### Data provided
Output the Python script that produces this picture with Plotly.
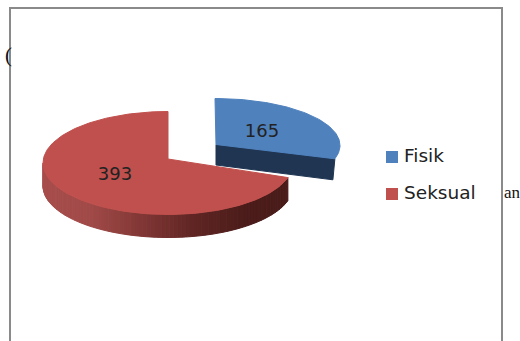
import math
import plotly.graph_objects as go

categories = ["Fisik", "Seksual"]
values = [165, 393]

BLUE, RED = "#4f81bd", "#c0504d"
BLUE_SIDE = "#1f3552"
FONT = "DejaVu Sans"
TXT = "#222222"

# Pie geometry in page pixels
RX, RY, DEPTH = 125, 51.5, 23
RED_C = (168, 163)
RED_APEX = (168, 159)
BLUE_C = (215, 145.5)
BLUE_APEX = (216, 144.5)
BLUE_RX, BLUE_RY = 125, 47


def pt(c, rx, ry, deg):
    t = math.radians(deg)
    return c[0] + rx * math.sin(t), c[1] - ry * math.cos(t)


def arc(c, rx, ry, a, b, n=80):
    return [pt(c, rx, ry, a + (b - a) * i / n) for i in range(n + 1)]


def poly(points, fill, line=None):
    xs = [p[0] for p in points] + [points[0][0]]
    ys = [p[1] for p in points] + [points[0][1]]
    return go.Scatter(x=xs, y=ys, mode="lines", fill="toself", fillcolor=fill,
                      line=dict(color=line or fill, width=1),
                      hoverinfo="skip", showlegend=False)


def mix(stops, f):
    f = max(0, min(1, f)) * (len(stops) - 1)
    i = min(int(f), len(stops) - 2)
    u = f - i
    return "rgb(%d,%d,%d)" % tuple(stops[i][k] + (stops[i + 1][k] - stops[i][k]) * u for k in range(3))


split = 360 * values[0] / sum(values)
fig = go.Figure()

# Large slice: shaded rim in narrow strips, then top
shade = [(74, 28, 26), (76, 29, 27), (96, 38, 36), (128, 55, 53), (160, 74, 72), (168, 78, 76)]
steps = 90
for i in range(steps):
    a = split + (270 - split) * i / steps
    b = split + (270 - split) * (i + 1) / steps
    top = arc(RED_C, RX, RY, a, b, 3)
    low = [(x, y + DEPTH) for x, y in reversed(top)]
    x_mid = pt(RED_C, RX, RY, (a + b) / 2)[0]
    fig.add_trace(poly(top + low, mix(shade, (RED_C[0] + RX - x_mid) / (2 * RX))))
fig.add_trace(poly([RED_APEX] + arc(RED_C, RX, RY, split, 360, 160), RED))

# Exploded slice: cut face, then top
corner = pt(BLUE_C, BLUE_RX, BLUE_RY, split)
fig.add_trace(poly([BLUE_APEX, corner, (corner[0] - 2, corner[1] + 21),
                    (BLUE_APEX[0], BLUE_APEX[1] + 20.5)], BLUE_SIDE))
fig.add_trace(poly([BLUE_APEX] + arc(BLUE_C, BLUE_RX, BLUE_RY, 0, split), BLUE))

# Value labels
fig.add_trace(go.Scatter(x=[262, 115], y=[132, 175], mode="text",
                         text=[str(v) for v in values], hoverinfo="skip", showlegend=False,
                         textfont=dict(family=FONT, size=18, color=TXT)))

# Legend keys and names
fig.add_trace(go.Scatter(x=[392, 392], y=[157, 194], mode="markers",
                         marker=dict(symbol="square", size=12, color=[BLUE, RED]),
                         hoverinfo="skip", showlegend=False))
fig.add_trace(go.Scatter(x=[404, 404], y=[157, 194], mode="text",
                         text=categories, textposition="middle right", hoverinfo="skip", showlegend=False,
                         textfont=dict(family=FONT, size=18.5, color=TXT)))

fig.update_layout(
    width=520, height=341, autosize=False,
    margin=dict(l=0, r=0, t=0, b=0),
    paper_bgcolor="white", plot_bgcolor="white",
    xaxis=dict(range=[0, 520], visible=False, fixedrange=True),
    yaxis=dict(range=[341, 0], visible=False, fixedrange=True),
    shapes=[dict(type="path", xref="x", yref="y", layer="below",
                 path="M 10 345 L 10 8 L 502 8 L 502 345",
                 line=dict(color="#8a8a8a", width=2))],
    annotations=[
        dict(x=3, y=55, xref="x", yref="y", text="(", showarrow=False, xanchor="left", yanchor="middle",
             font=dict(family="Liberation Serif", size=21, color="#111111")),
        dict(x=502, y=192, xref="x", yref="y", text="an", showarrow=False, xanchor="left", yanchor="middle",
             font=dict(family="Liberation Serif", size=17, color="#111111")),
    ],
)
fig.write_html("out.html", config=dict(displayModeBar=False),
               post_script="document.body.style.margin='0';document.documentElement.style.overflow='hidden';")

### Goal of the exercise
Write out exactly the lines between the start of the data and the line with "values = [165, 393]", including both, but none of the pictures.

### Complete output
Output the Python script that produces this picture with Plotly.
import math
import plotly.graph_objects as go

categories = ["Fisik", "Seksual"]
values = [165, 393]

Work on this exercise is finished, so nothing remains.